Человек тысячелетия не может добраться до свободы, потому что хочет ее всегда за чей-то счет. Ее должны дать крепостные, наемные рабочие, правительство, родители, гуру, чудотворцы, Бог в небе – но не я сам. Сам я или слишком слаб или слишком хорош. Я уже, с понтом, заслужил свободу, а ее не несут!
Вероятно, свобода и понимается, как возможность жить со всеми приятными излишествами, потакая, а не мучая себя, – и чтоб никто не капал на мозги и не сажал на кол. Тут, в общем, и разговор лишь с теми, для кого существует проблема свободы. Для подавляющего большинства ее и не существует вовсе, так что и волноваться не о чем: "Уважаемый Иван Петрович, слушайте свою любимую песню "Валенки" и не выпендривайтесь"…
Человек, по дороге к свободе "справившийся с собой", естественно, не идеал. Он может быть уперт, не прост в общении, обладать скверным характером. Он может быть скучен и пресен как маца. Праведники – занудны, высокомерны и нетерпимы. Праведность не дает лишних мозгов. Это, конечно, отпугивает от личной праведности.
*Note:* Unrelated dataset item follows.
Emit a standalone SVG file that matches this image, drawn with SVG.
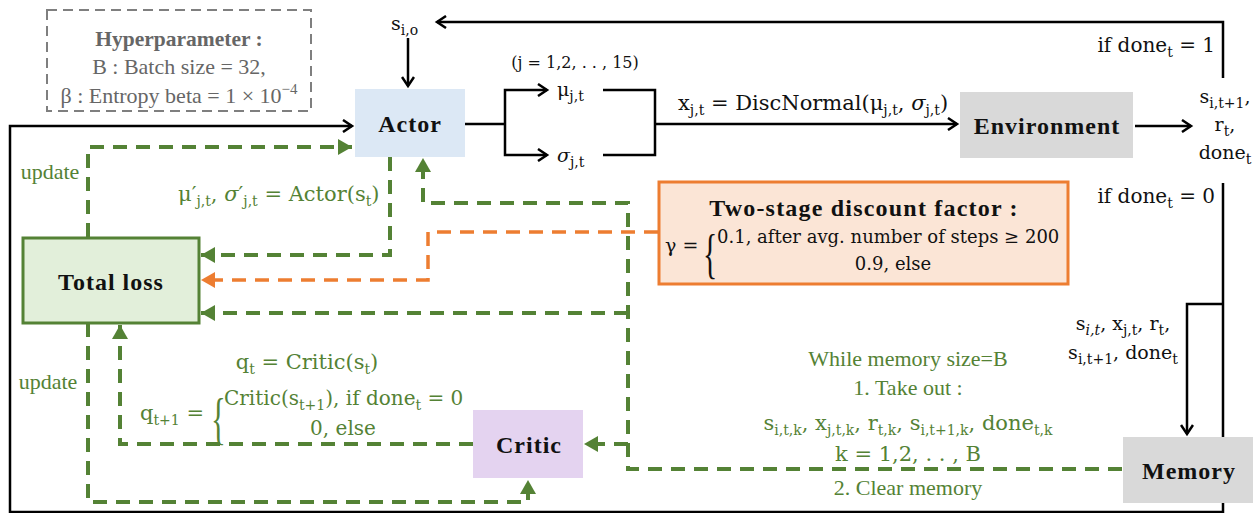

Праведность – вроде вершины: отсюда все кажутся такими маленькими и ничтожными: чего с ними возиться? Они могут замызгать мою праведность, но лучше не сделаются.
Скажите, что это не рассуждение праведника? Это рассуждение, думаю, честного, а не агиографического праведника. Жизнь праведника правильна, тускла, однообразна и одинока. Все его существование – сражение со своими слабостями и мучение слабостями чужими (или чужих за их слабости). Не думайте, что праведность автоматически дает и гармонию с бытием. А нет гармонии – нет и душеного покоя.
Вероятно, это и есть искомая цель – но от человека тут уже так мало зависит. Невозможно убедить себя, что день прекрасен, когда льет дождь (плохой пример этим летом), болит голова и отовсюду донимают неправедные. Уйти в пустыню? Там будет донимать просроченная саранча.
Но оставим в покое Большую Праведность, которая, естественно, состоит главным образом из поступков, а не из одних хороших привычек, и вернемся к тезису о свободе.
Все очень просто: человек тихой сапой отклоняется от собственной правды, доходит до пика (или края) – и летит вниз вверх тормашками, как Митя Карамазов. Тяжелый камень существования оказывается ему не по зубам. Только на допингах можно работать на этой галере.
Редкий человек способен измениться без серьезного повода. Обычно лежачий камень лежит твердо, и, однако, вода течет под него по железным законам земного тяготения.
Еще киники знали: сокращение потребностей увеличивает мобильность телефона. В конце концов, можно что-нибудь покурить достойное, если совсем невмоготу.
Все усложняют некие компанейские обряды, предписывающие пить, есть шашлык, пребывать в искусственной эйфории (которая кончается естественным похмельем и блевотой в кусты). (Существуют и другие компании, где предписаны иные вещи, но они малочисленны.) Человека все время мечет: он то трезвый, то пьяный, то похмельный, то опохмеляющийся. То ему не хватает, то уже перебрал. Куча желаний и привычек организуют его замечательную жизнь. У него нет сил и времени "встретиться с самим собой" (Конрад Лоренц). Более того, он боится этого, как черта. Он пребывает большую часть суток в анабиозе (работа, ящик, дела), из которого на короткое время его выводит лишь синька, мясо и секс. И тогда он способен на какие-то слова и эмоции. А иначе он просто провалится в пустоту самого себя, застынет в аду "стерильной жизни".
Но жизнь никогда не бывает стерильна, мы просто не даем себе труд разобраться, что она есть, упреждающе обезболивая и прячась в ритуалы, кайфы и проблемы, из них проистекающие. "Украл, выпил – в тюрьму. Романтика".